■ Instructions to follow: Print the listing from its top line through the line containing "from bokeh.resources import INLINE", nothing more, and leave out the pictures.

■ Collected material:
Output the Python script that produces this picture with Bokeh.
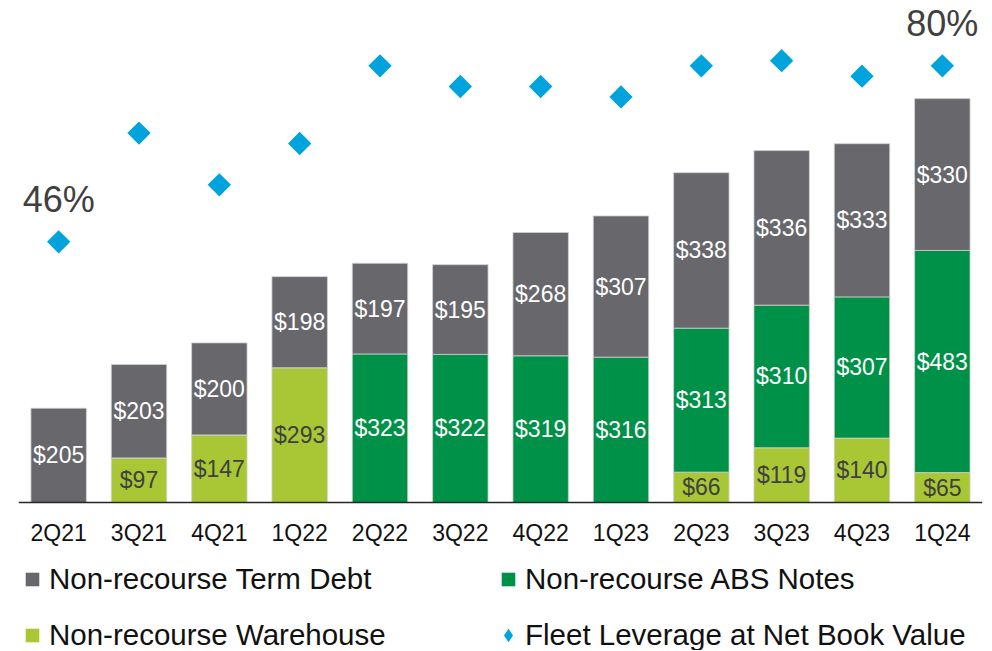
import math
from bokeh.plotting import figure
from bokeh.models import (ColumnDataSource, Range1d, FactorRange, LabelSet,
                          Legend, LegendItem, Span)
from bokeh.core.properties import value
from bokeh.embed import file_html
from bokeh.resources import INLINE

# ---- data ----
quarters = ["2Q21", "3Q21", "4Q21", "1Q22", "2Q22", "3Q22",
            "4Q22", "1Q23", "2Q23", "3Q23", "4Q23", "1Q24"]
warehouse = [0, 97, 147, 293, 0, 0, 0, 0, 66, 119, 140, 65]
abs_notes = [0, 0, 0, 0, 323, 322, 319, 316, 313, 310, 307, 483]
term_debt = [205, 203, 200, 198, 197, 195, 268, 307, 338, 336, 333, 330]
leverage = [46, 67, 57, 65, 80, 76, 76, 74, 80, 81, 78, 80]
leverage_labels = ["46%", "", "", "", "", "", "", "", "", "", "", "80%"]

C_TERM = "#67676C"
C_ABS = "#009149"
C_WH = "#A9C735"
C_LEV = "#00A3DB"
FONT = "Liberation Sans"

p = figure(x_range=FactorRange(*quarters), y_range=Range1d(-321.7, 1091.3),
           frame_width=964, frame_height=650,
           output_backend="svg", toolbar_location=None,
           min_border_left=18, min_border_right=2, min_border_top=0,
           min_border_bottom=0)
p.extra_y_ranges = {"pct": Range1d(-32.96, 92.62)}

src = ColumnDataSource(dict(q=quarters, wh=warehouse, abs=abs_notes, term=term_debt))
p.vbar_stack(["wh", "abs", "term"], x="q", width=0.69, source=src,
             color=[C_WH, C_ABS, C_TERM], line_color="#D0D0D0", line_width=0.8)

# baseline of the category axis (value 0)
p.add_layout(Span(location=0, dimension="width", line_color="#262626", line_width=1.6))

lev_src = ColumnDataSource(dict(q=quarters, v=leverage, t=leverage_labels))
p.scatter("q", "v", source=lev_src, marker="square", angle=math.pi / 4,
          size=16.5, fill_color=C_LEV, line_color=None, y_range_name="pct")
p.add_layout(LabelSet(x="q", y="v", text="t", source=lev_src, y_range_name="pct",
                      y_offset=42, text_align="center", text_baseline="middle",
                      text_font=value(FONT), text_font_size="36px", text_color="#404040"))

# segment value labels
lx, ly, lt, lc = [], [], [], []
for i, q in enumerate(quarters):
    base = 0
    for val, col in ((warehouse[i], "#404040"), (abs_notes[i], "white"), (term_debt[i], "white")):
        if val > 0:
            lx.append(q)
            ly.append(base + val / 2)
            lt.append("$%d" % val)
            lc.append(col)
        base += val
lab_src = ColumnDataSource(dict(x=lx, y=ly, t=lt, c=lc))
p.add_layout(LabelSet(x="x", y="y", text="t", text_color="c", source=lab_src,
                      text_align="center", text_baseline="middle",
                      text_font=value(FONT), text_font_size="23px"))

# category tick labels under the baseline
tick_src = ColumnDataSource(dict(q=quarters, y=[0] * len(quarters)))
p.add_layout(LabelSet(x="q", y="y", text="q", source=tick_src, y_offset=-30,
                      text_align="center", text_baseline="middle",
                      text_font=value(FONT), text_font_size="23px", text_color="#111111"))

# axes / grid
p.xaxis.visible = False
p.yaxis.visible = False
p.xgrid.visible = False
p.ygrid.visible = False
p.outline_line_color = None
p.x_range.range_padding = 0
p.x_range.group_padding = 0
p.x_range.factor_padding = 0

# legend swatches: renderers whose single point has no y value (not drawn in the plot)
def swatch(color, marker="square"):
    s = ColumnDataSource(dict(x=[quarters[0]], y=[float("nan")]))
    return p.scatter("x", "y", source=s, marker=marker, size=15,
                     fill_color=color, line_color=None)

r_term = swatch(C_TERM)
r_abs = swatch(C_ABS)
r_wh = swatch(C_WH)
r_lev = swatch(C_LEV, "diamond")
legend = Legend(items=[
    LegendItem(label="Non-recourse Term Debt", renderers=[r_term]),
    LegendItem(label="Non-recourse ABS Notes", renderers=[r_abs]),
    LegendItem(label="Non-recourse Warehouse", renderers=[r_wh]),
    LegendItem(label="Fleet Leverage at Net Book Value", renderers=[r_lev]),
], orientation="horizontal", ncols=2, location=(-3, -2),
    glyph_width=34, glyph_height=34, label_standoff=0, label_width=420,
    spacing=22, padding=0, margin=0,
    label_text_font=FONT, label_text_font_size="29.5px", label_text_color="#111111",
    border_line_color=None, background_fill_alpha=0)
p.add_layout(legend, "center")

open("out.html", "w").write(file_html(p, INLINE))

■ Result:
Output the Python script that produces this picture with Bokeh.
import math
from bokeh.plotting import figure
from bokeh.models import (ColumnDataSource, Range1d, FactorRange, LabelSet,
                          Legend, LegendItem, Span)
from bokeh.core.properties import value
from bokeh.embed import file_html
from bokeh.resources import INLINE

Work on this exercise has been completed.